What do you see as the key trends over Summer? As with most trends, they kind of edge their way in two seasons before they really hit but I think we’re going to see a lot of print pants. People are going to be unafraid to wear a print on a pant which we have been doing for a while but I think we’ve really pushed that look with this collection. Also the same thing with a print jacket so I think those kind of pieces are going to edge their way into the space where girls used to buy dresses. And I think that’s really cool that something can be a great item to wear out and it’s not a dress (laughs).

Like a statement jacket or something like that. Yeah, yeah, exactly. For Summer we did a jacket that had a giant, antique-y rose print on it and it was one of our best sellers of the season. And if we did that the season before people would have been like “what the hell?” but it just edges its way in and you try and do it without any fear and it’s more interesting. I mean, if it’s the right print and the right silhouette then it works really well. And I think it’s a good thing if girls can make their wardrobe more interesting by wearing great items that aren’t just a little dress.

I guess that segues into my next question which is how have you seen Australian fashion change over the last few years? It’s a really great question because for us it’s been literally twenty years that we’ve been doing this and the massive difference with what Australian women wear now to what they wore twenty years ago is incredible. And it’s completely because of the internet and the immediacy of fashion knowledge and the level of interest in fashion is so much more. I just think that Australian women are so much more stylish than ever before and more interested in fashion. The difference for us is that freedom to do more interesting things because it’s more easily accepted.
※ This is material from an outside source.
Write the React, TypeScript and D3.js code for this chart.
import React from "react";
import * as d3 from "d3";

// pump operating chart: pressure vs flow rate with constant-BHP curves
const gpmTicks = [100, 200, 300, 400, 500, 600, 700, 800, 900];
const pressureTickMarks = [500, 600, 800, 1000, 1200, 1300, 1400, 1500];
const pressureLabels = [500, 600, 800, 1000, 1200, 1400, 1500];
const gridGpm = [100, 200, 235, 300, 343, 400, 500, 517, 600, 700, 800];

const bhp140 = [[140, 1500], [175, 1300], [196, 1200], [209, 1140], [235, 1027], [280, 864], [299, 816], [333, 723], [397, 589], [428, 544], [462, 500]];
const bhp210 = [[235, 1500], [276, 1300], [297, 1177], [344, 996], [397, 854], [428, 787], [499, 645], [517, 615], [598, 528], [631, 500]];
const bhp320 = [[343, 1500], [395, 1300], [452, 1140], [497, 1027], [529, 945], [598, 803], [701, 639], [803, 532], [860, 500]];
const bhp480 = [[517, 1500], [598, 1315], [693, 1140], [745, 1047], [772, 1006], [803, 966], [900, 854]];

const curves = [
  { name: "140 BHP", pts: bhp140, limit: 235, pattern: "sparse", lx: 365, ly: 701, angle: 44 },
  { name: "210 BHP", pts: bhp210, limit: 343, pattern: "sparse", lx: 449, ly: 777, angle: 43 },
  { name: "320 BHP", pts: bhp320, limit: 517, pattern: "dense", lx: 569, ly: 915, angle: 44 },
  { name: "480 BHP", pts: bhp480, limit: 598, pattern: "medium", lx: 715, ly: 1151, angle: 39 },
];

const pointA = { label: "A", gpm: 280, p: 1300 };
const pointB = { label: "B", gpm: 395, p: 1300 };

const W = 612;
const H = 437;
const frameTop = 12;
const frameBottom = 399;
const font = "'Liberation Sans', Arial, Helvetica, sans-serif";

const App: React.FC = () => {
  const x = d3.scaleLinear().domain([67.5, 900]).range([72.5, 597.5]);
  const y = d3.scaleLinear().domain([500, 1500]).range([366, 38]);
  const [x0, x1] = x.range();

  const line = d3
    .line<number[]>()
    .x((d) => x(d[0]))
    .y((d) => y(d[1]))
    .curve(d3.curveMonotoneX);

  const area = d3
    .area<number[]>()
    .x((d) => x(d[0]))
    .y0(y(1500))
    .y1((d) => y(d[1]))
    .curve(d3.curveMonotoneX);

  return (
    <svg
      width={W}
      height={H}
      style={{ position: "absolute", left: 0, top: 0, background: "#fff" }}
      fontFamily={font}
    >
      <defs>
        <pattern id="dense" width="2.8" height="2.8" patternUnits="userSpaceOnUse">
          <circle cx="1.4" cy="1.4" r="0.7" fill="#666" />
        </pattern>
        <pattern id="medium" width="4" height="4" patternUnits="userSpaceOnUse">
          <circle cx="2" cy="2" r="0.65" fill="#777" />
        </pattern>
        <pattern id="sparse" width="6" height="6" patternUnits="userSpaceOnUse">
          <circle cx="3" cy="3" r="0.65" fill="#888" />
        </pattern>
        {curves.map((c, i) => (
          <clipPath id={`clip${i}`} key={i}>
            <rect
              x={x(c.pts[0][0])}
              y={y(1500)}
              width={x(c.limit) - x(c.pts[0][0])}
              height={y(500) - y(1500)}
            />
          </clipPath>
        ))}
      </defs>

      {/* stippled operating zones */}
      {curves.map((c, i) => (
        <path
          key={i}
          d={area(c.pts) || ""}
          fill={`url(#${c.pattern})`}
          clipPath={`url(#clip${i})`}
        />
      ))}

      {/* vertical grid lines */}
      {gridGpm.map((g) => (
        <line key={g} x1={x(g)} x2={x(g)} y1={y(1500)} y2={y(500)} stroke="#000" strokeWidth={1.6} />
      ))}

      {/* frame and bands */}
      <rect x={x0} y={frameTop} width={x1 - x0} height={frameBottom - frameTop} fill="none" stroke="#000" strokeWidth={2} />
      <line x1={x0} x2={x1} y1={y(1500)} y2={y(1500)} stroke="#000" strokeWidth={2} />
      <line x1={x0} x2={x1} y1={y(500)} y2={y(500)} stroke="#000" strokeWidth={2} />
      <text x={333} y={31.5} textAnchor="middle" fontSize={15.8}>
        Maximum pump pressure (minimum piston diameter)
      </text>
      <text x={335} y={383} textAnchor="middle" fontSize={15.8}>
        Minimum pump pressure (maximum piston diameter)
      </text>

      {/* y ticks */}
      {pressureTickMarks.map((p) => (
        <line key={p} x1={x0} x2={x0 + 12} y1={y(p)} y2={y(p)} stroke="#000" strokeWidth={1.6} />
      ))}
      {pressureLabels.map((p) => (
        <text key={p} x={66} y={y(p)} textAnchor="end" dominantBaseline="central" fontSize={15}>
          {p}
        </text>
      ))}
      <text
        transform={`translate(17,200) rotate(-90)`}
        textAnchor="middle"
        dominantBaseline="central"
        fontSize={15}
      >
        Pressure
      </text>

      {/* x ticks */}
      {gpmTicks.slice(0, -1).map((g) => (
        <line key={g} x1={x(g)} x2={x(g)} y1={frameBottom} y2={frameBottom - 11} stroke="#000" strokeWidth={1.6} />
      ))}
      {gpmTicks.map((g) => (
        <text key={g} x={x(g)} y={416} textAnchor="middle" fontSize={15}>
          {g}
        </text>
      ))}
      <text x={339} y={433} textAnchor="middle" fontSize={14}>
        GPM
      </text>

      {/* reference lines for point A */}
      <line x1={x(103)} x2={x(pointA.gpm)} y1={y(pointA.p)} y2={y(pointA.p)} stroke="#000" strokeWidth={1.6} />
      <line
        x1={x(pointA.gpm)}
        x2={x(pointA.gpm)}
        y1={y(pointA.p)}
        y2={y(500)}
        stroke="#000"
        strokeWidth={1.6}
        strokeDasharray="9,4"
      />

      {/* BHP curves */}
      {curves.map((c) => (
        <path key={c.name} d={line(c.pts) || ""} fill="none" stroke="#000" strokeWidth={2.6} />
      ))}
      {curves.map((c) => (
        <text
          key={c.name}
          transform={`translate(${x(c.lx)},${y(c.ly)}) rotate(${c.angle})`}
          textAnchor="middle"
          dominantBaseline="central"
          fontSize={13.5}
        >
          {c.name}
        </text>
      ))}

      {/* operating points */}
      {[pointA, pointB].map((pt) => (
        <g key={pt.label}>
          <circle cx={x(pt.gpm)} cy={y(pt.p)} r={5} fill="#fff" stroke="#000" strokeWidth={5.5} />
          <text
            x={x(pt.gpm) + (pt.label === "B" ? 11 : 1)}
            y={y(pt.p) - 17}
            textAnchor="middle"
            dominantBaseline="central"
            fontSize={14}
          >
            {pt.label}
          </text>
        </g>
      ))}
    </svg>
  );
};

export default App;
How do you balance those commercial aspects like creating an accessible collection that will sell against the creative freedom to do the zanier things? In all honesty it has to be a balance and no matter what, the little silk dress that we do, we’re going to sell hundreds of them every season. And part of that is because of all the different functions that girls can wear that at to their school formal, to their 21st, to the races. They’re all about little dresses so there’s a massive push at particular functions to wear those garments. Everybody has to have a mainstay of what they do – it’s a massive part of our business, those dresses but I have to say that it’s great to be able to punctuate the rest of the collection with things where we can really have a go and see if it’s going to sell. I think it makes all the other stuff more interesting as well. For me it’s all about balance even for the more commercial garments that we do – you can’t rest on your laurels. Those items have to keep getting better, better quality, better design, better colours because there’s so much competition out there.